** TASK BRIEF **
Of the lines below, how many hold the string "chart"? Give only the number.

** GIVEN DATA **
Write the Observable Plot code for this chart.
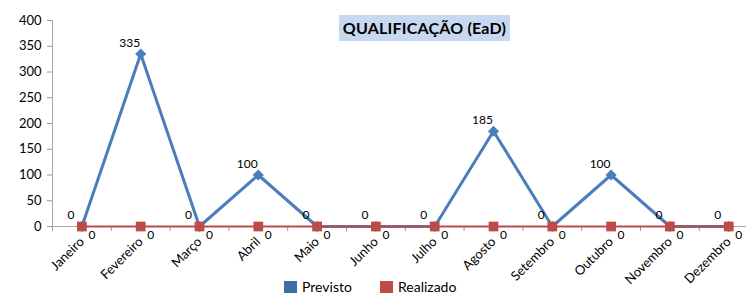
<!DOCTYPE html>
<html><head><meta charset="utf-8">
<script src="https://cdn.jsdelivr.net/npm/d3@7"></script>
<script src="https://cdn.jsdelivr.net/npm/@observablehq/plot@0.6"></script>
<style>
body{margin:0;background:#fff;font-family:Lato,"Open Sans",sans-serif;}
#wrap{position:relative;width:746px;height:295px;overflow:hidden;}
#chart{position:absolute;left:0;top:0;}
#title{position:absolute;left:339px;top:15px;width:171px;height:26px;background:#c6d9f1;font-weight:bold;font-size:16px;line-height:26px;text-align:center;color:#000;letter-spacing:0.2px;}
#legend{position:absolute;left:0;top:279px;width:746px;height:15px;font-size:14px;color:#000;}
.sw{display:inline-block;width:13px;height:12px;vertical-align:-1px;margin-right:5px;}
.it{position:absolute;top:0;line-height:15px;}
</style></head>
<body><div id="wrap"><div id="chart"></div><div id="title">QUALIFICAÇÃO (EaD)</div>
<div id="legend"><span class="it" style="left:284px"><span class="sw" style="background:#3f6ea5"></span>Previsto</span><span class="it" style="left:380px"><span class="sw" style="background:#be4b48"></span>Realizado</span></div></div>
<script>
const months = ["Janeiro","Fevereiro","Março","Abril","Maio","Junho","Julho","Agosto","Setembro","Outubro","Novembro","Dezembro"];
const previsto = [0,335,0,100,0,0,0,185,0,100,0,0];
const realizado = [0,0,0,0,0,0,0,0,0,0,0,0];
const yTicks = [0,50,100,150,200,250,300,350,400];

const P = months.map((m,i)=>({m, v:previsto[i]}));
const R = months.map((m,i)=>({m, v:realizado[i]}));
const bw = 58.8;

const chart = Plot.plot({
  width:746, height:295,
  marginLeft:52, marginTop:20, marginBottom:69, marginRight:0,
  style:{fontFamily:"Lato, 'Open Sans', sans-serif", fontSize:"12px", color:"#000", background:"transparent"},
  x:{type:"band", domain:months, range:[52, 52+12*bw], padding:0, round:false},
  y:{domain:[0,400]},
  marks:[
    Plot.axisY({ticks:yTicks, tickSize:5, stroke:"#999", fill:"#000", fontSize:13, tickPadding:6, label:null}),
    Plot.frame({anchor:"left", stroke:"#aaa"}),
    Plot.ruleY([0],{stroke:"#aaa"}),
    Plot.axisX({tickSize:5, tickFormat:()=>"", dx:-bw/2, stroke:"#999", label:null}),
    Plot.axisX({tickSize:0, tickRotate:-45, tickPadding:13, fontSize:13, fill:"#000", label:null}),
    Plot.line(P,{x:"m", y:"v", stroke:"#4a7ebb", strokeWidth:3}),
    Plot.dot(P,{x:"m", y:"v", symbol:"diamond2", fill:"#4a7ebb", r:5}),
    Plot.line(R,{x:"m", y:"v", stroke:"#be4b48", strokeWidth:2}),
    Plot.dot(R,{x:"m", y:"v", symbol:"square", fill:"#be4b48", r:5.5}),
    Plot.text(P,{x:"m", y:"v", text:d=>String(d.v), dx:-11, dy:-11, fontSize:12, fill:"#000"}),
    Plot.text(R,{x:"m", y:"v", text:d=>String(d.v), dx:10, dy:9, fontSize:12, fill:"#000"})
  ]
});
document.getElementById("chart").appendChild(chart);
</script></body></html>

** EXERCISE ANSWER **
5